Le tableau brossé par Yassine Essid ferait sourire s’il ne laissait présager un avenir sombre pour la jeune démocratie tunisienne : « La longueur des palabres des élus, la complexification du travail législatif, l’absence d’une majorité nette dont serait issu le chef de l’exécutif, qui lui offrirait un soutien fort et indéfectible, font que les lois sont constamment déportées vers un parlementarisme exacerbé. À cela s’ajoute l’instabilité d’un champ politique où personne ne décide de rien, bouleversé en permanence par l’exode des uns, l’incompétence et l’indifférence des autres. »
Un système hybride
Au lendemain de la révolution, l’ANC a planché sur la rédaction d’une nouvelle Constitution. Pour éviter les dérives du régime présidentiel qui avait dégénéré en dictature durant les règnes de Bourguiba et Ben Ali, les Constituants ont abouti à un système hybride, fruit du compromis entre ceux qui souhaitaient un régime parlementaire classique (les islamistes d’Ennahdha) et ceux qui demandaient plutôt un régime semi-présidentiel plus favorable au chef de l’État (les libéraux), avec un pouvoir exécutif partagé entre le président de la République et le chef du gouvernement ; pouvoir réquilibré, du moins formellement, au profit du second.

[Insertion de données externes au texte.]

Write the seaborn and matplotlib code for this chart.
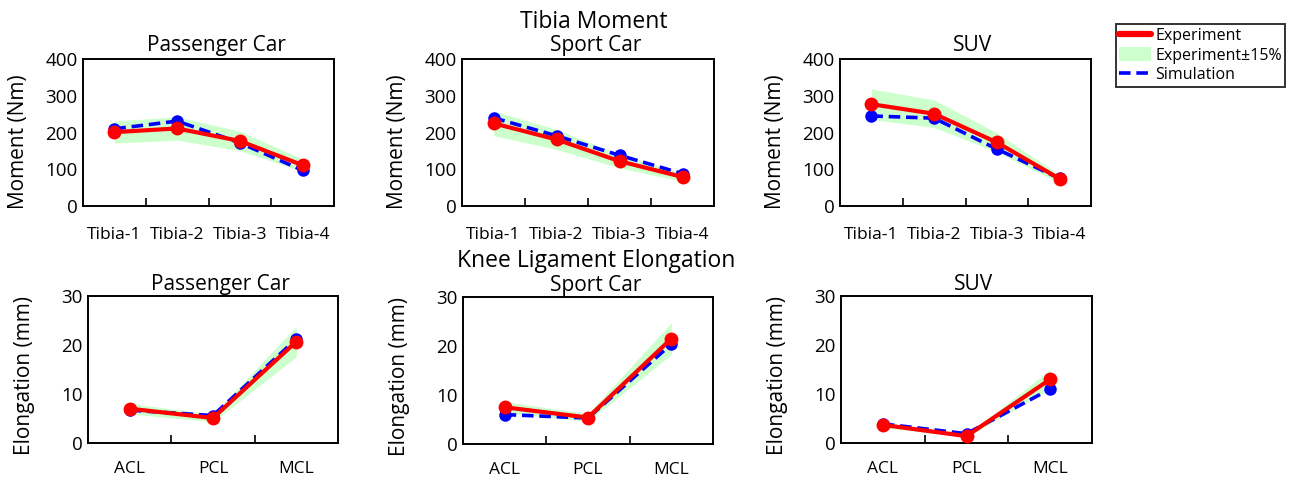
import numpy as np
import pandas as pd
import matplotlib
matplotlib.use("Agg")
import matplotlib.pyplot as plt
from matplotlib.lines import Line2D
from matplotlib.patches import Patch
import seaborn as sns

sns.set_style("white")
plt.rcParams['font.family'] = ['Open Sans', 'DejaVu Sans']
for k in ["text.color", "axes.labelcolor", "xtick.color", "ytick.color"]:
    plt.rcParams[k] = "black"

# ---------------- data ----------------
vehicles = ["Passenger Car", "Sport Car", "SUV"]
tibia_cats = ["Tibia-1", "Tibia-2", "Tibia-3", "Tibia-4"]
lig_cats = ["ACL", "PCL", "MCL"]

tibia_exp_passenger = [201, 211, 177, 111]
tibia_sim_passenger = [210, 231, 172, 97]
tibia_exp_sport = [225, 181, 122, 79]
tibia_sim_sport = [240, 191, 138, 88]
tibia_exp_suv = [277, 251, 173, 74]
tibia_sim_suv = [245, 239, 155, 75]

lig_exp_passenger = [7.0, 5.1, 20.7]
lig_sim_passenger = [6.7, 5.6, 21.2]
lig_exp_sport = [7.5, 5.4, 21.5]
lig_sim_sport = [6.0, 5.3, 20.4]
lig_exp_suv = [3.7, 1.4, 13.0]
lig_sim_suv = [3.9, 1.9, 11.0]

band_frac = 0.15

top_exp = [tibia_exp_passenger, tibia_exp_sport, tibia_exp_suv]
top_sim = [tibia_sim_passenger, tibia_sim_sport, tibia_sim_suv]
bot_exp = [lig_exp_passenger, lig_exp_sport, lig_exp_suv]
bot_sim = [lig_sim_passenger, lig_sim_sport, lig_sim_suv]

RED = "#ff0000"
BLUE = "#0000ff"
GREEN = "#ccffcc"

fig = plt.figure(figsize=(12.92, 4.8), dpi=100)

W, H = 1292, 480
def add_ax(l, t, r, b):
    return fig.add_axes([l / W, 1 - b / H, (r - l) / W, (b - t) / H])

top_boxes = [(83, 59, 334, 206), (462, 59, 714, 206), (840, 59, 1091, 206)]
bot_boxes = [(88, 296, 338, 443), (463, 297, 713, 444), (841, 296, 1092, 443)]

def draw(ax, cats, exp, sim, ymax, ystep, ylabel, title, xpad, tpad, ylab_x, ylab_y):
    exp = np.asarray(exp, float)
    df = pd.DataFrame({"cat": cats * 2,
                       "val": list(exp) + list(sim),
                       "series": ["Experiment"] * len(cats) + ["Simulation"] * len(cats)})
    x = np.arange(len(cats))
    ax.fill_between(x, exp * (1 - band_frac), exp * (1 + band_frac),
                    color=GREEN, lw=0, zorder=1)
    sns.lineplot(data=df[df.series == "Simulation"], x="cat", y="val", ax=ax,
                 color=BLUE, lw=2.6, linestyle=(0, (3.2, 1.6)), marker="o",
                 markersize=9, markeredgewidth=0, sort=False, zorder=2)
    sns.lineplot(data=df[df.series == "Experiment"], x="cat", y="val", ax=ax,
                 color=RED, lw=3.0, marker="o", markersize=10,
                 markeredgewidth=0, sort=False, zorder=3)
    ax.set_xlim(-0.5, len(cats) - 0.5)
    ax.set_ylim(0, ymax)
    ax.set_yticks(np.arange(0, ymax + 1, ystep))
    ax.set_xticks(x)
    ax.set_xticklabels(cats)
    ax.set_xticks(np.arange(0.5, len(cats) - 1, 1), minor=True)
    ax.tick_params(axis="x", which="major", length=0, pad=xpad, labelsize=12.5)
    ax.tick_params(axis="x", which="minor", direction="in", length=6,
                   width=1.2, color="black", bottom=True)
    ax.tick_params(axis="y", length=0, pad=4, labelsize=13.5)
    ax.set_xlabel("")
    ax.set_ylabel(ylabel, fontsize=15)
    ax.yaxis.set_label_coords(ylab_x, ylab_y)
    ax.set_title(title, fontsize=15, pad=tpad, x=0.53)
    for s in ax.spines.values():
        s.set_visible(True)
        s.set_color("black")
        s.set_linewidth(1.4)
    if ax.get_legend() is not None:
        ax.get_legend().remove()
    ax.grid(False)

for i in range(3):
    ax = add_ax(*top_boxes[i])
    draw(ax, tibia_cats, top_exp[i], top_sim[i], 400, 100, "Moment (Nm)",
         vehicles[i], 15, 6, -0.215, 0.44)
for i in range(3):
    ax = add_ax(*bot_boxes[i])
    draw(ax, lig_cats, bot_exp[i], bot_sim[i], 30, 10, "Elongation (mm)",
         vehicles[i], 13, 4, -0.21, 0.46)

fig.text(594 / W, 1 - 22 / H, "Tibia Moment", ha="center", va="center", fontsize=16.5)
fig.text(596 / W, 1 - 261 / H, "Knee Ligament Elongation", ha="center", va="center",
         fontsize=16.5)

handles = [Line2D([0], [0], color=RED, lw=4.5),
           Patch(facecolor=GREEN, edgecolor="none"),
           Line2D([0], [0], color=BLUE, lw=2.6, linestyle=(0, (3.2, 1.6)))]
labels = ["Experiment", "Experiment±15%", "Simulation"]
leg = fig.legend(handles, labels, loc="upper left",
                 bbox_to_anchor=(1116 / W, 1 - 24 / H), fontsize=11.5,
                 frameon=True, fancybox=False, borderaxespad=0, borderpad=0.2,
                 handlelength=2.0, handletextpad=0.25, labelspacing=0.2,
                 handleheight=1.0)
leg.get_frame().set_edgecolor("black")
leg.get_frame().set_linewidth(1.4)

fig.savefig("out.png", dpi=100)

Si, sur le papier, ce système offre la garantie d’empêcher toute possibilité de retour à la dictature, il a abouti, dans la réalité, à un dispositif non viable, car au-delà des contraintes de la Constitution, souvent d’ailleurs dépassées (ou contournées) par la pratique politique, le système actuel se caractérise par des blocages à tous les étages.
D’abord, au niveau de l’Assemblée, le détenteur du pouvoir initial, où, au lendemain des législatives de 2014, la constitution d’une coalition des deux partis disposant du plus grand nombre de sièges, le libéral Nidaa Tounes et le conservateur Ennahdha, n’a pas abouti au but recherché : assurer au chef du gouvernement une majorité confortable pour faire passer les douloureuses réformes qu’il est censé mettre en oeuvre.